Do you think snapshotting is a viable option for stagged data (stg_sessions) and not modelled data (fct_sessions). Or will it become a performance bottleneck.

Any help would be appreciated. :slight_smile:

@urwa when snapshotting staged data there might be different things to consider when it comes to performance concerns or the questions whether you need them at all:

  • Can you snapshot it properly at all? Do you for instance have a unique key or do you have an EL job that appends newly or changed records? If the latter, a snapshot might not make too much sense since your EL job is kinda doing snapshots from the source.
  • Would you expect the historical staging data to change at all? If not you might not need snapshots. If historical data does not change, then your snapshot table should not be much bigger than the original staging table itself.

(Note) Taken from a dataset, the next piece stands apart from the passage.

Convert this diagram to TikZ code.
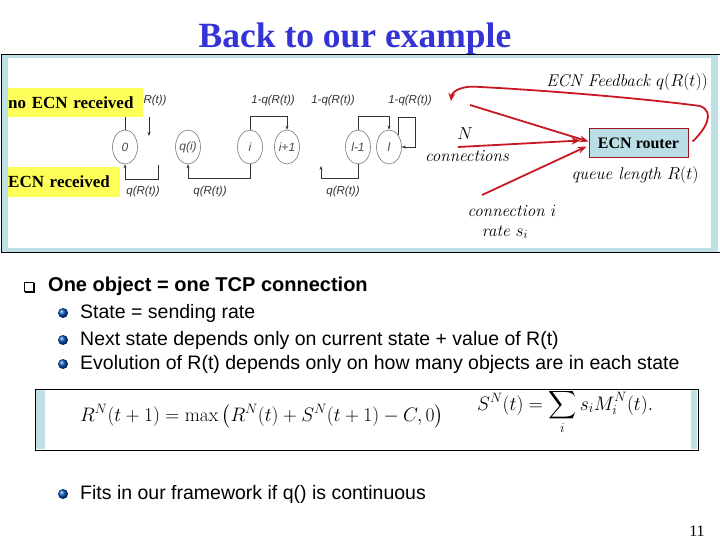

Those are just some quick thoughts that came to my mind.

In our case, as you correctly wrote, we are snapshotting historical summary stats - mostly on modeled fact tables. Thus, we can check that they don’t change. The main reasons for changes are that certain dimensions are adjusted in the source or that we do code changes that have side effects. We did not yet use snapshotting for staging tables, though.